Look through the entries below and extract exactly the lines from the one containing "What matplotlib code" through the one containing "plt.rcParams['font.family'] = ['Liberation", ends included.

Source code of charts
— Start —

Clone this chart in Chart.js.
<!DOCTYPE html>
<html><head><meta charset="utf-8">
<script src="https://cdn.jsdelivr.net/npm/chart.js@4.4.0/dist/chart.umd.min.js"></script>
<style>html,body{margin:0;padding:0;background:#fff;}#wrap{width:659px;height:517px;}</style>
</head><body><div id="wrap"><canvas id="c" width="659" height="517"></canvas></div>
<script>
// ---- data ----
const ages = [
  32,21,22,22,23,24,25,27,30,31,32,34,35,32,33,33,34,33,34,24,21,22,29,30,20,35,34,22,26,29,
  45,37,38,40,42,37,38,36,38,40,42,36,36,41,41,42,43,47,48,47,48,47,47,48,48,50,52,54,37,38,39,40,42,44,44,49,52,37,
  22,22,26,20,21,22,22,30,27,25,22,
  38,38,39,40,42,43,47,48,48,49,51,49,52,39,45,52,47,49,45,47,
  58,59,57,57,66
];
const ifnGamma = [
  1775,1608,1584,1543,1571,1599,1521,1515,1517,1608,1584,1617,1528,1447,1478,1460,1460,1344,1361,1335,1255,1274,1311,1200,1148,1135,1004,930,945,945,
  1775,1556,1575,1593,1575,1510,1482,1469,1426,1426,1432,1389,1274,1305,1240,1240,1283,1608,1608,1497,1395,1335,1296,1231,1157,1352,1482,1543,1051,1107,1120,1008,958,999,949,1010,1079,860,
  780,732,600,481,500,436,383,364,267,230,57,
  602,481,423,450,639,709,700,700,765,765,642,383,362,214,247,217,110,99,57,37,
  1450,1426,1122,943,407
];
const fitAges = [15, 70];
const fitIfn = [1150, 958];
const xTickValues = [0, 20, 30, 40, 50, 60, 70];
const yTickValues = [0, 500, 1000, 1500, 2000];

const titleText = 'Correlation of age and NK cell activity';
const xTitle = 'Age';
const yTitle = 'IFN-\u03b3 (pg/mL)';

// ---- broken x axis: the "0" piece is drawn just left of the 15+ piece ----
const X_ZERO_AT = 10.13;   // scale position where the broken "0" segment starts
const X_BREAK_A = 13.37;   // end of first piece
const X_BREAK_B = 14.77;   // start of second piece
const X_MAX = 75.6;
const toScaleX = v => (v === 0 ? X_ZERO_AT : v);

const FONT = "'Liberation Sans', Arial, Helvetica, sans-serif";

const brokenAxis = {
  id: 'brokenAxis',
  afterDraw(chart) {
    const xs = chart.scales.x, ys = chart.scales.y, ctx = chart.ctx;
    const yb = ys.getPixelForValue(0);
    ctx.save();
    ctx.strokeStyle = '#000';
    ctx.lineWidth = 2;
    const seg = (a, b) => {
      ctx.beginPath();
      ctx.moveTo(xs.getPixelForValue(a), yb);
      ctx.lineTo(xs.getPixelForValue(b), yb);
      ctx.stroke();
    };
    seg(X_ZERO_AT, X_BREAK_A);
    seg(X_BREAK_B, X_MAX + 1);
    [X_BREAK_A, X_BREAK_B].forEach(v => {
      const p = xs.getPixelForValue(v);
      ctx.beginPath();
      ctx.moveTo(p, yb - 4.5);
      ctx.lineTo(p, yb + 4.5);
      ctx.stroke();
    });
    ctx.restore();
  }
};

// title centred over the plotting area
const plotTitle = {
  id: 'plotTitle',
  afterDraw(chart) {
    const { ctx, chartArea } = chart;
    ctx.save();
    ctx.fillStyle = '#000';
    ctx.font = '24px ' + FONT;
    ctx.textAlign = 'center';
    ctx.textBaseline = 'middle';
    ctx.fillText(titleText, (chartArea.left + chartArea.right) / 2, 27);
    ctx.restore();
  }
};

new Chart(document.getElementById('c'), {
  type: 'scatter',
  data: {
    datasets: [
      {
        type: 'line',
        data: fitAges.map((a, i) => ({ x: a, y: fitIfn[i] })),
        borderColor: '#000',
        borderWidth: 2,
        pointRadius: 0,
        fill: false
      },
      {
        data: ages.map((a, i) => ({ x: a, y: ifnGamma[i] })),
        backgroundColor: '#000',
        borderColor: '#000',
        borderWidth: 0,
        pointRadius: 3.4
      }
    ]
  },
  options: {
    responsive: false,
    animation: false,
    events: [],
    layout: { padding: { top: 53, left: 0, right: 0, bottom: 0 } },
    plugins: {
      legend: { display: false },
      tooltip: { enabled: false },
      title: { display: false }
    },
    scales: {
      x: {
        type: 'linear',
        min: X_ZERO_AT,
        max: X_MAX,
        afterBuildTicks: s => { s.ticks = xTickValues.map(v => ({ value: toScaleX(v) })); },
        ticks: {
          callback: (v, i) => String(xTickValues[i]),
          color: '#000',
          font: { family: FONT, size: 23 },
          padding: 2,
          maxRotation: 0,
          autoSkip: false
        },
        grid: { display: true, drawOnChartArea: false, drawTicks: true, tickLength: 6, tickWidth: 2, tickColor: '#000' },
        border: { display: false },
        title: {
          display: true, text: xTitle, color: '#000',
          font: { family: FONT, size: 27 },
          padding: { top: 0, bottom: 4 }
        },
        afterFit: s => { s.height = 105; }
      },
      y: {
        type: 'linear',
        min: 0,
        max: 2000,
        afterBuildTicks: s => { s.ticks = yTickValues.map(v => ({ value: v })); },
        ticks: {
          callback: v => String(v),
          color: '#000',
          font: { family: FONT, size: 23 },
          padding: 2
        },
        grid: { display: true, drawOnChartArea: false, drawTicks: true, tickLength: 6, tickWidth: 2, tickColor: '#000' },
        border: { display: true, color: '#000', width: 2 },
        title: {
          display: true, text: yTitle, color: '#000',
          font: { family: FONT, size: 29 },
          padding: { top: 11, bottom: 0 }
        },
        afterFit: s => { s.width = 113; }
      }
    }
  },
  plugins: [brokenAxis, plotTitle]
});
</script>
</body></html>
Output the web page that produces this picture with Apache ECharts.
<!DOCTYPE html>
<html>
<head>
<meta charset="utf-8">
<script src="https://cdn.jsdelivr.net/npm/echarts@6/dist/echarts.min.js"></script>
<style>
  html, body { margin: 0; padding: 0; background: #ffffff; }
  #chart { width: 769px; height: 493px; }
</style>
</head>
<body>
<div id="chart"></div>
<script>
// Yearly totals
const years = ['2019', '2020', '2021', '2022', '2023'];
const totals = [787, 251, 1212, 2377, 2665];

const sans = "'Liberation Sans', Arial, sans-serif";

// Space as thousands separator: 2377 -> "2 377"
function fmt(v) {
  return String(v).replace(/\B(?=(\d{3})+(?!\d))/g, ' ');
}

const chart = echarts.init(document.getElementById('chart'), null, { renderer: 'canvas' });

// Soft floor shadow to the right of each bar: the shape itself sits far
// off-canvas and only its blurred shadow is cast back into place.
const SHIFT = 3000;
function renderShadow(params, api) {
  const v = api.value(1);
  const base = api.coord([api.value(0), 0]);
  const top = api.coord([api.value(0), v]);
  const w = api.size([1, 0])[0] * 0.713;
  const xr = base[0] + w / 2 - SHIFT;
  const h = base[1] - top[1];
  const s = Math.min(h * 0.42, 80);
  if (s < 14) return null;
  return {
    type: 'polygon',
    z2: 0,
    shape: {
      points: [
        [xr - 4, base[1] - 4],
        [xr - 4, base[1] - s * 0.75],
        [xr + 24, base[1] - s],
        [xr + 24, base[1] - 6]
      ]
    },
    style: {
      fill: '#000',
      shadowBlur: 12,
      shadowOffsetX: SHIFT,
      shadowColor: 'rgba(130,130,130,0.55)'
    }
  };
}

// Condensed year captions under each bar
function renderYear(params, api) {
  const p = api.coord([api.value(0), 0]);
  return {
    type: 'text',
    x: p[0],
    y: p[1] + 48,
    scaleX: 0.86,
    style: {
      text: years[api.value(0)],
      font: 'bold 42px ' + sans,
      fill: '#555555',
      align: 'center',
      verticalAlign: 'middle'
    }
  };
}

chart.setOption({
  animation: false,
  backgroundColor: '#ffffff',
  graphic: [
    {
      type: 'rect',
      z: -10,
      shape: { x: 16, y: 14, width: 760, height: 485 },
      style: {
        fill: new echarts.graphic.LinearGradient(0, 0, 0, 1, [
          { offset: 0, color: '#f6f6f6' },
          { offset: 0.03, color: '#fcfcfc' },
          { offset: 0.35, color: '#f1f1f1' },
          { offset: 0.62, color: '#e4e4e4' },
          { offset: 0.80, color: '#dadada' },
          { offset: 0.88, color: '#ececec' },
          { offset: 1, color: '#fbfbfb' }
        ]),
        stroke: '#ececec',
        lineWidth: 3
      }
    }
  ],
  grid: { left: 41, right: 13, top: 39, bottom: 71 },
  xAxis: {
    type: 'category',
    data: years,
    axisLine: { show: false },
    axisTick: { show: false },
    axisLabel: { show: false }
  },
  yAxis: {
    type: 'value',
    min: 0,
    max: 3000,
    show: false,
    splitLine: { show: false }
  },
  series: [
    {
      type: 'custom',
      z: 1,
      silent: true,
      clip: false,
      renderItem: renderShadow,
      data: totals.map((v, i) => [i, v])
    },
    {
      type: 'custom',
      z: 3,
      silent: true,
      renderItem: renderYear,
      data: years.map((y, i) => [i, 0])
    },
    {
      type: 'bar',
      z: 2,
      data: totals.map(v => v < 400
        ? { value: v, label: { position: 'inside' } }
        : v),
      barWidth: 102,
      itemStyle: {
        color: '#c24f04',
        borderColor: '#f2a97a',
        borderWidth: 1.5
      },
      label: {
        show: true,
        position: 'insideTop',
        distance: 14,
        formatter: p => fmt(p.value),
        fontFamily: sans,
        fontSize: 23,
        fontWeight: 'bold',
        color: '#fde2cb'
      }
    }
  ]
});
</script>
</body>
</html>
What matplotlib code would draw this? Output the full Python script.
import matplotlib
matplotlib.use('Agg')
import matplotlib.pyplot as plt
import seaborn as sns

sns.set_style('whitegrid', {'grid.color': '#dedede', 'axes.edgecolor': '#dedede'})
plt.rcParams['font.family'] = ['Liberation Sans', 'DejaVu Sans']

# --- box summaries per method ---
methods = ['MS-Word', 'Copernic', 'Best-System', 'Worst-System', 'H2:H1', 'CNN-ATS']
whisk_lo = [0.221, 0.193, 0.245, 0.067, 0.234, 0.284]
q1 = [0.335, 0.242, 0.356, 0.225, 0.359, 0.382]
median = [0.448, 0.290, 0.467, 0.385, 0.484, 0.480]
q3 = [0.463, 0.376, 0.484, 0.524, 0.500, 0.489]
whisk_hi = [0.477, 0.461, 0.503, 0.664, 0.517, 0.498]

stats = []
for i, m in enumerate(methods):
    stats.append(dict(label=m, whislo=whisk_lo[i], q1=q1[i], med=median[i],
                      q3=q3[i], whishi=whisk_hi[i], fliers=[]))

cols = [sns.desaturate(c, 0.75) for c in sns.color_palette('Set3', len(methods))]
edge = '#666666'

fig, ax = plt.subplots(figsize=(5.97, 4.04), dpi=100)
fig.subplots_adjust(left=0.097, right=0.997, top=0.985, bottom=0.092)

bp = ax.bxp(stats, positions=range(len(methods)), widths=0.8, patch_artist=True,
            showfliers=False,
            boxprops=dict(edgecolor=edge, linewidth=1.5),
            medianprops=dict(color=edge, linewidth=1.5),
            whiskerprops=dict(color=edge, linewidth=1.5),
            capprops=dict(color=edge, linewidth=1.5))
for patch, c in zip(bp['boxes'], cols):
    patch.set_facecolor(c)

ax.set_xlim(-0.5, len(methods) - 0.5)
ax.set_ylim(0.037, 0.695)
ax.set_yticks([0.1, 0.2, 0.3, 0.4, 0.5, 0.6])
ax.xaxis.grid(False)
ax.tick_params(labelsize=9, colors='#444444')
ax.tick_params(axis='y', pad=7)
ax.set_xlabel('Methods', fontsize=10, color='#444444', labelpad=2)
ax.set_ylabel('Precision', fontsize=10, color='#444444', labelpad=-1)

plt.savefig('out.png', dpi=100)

— End —

◆ Response to the exercise:
What matplotlib code would draw this? Output the full Python script.
import matplotlib
matplotlib.use('Agg')
import matplotlib.pyplot as plt
import seaborn as sns

sns.set_style('whitegrid', {'grid.color': '#dedede', 'axes.edgecolor': '#dedede'})
plt.rcParams['font.family'] = ['Liberation Sans', 'DejaVu Sans']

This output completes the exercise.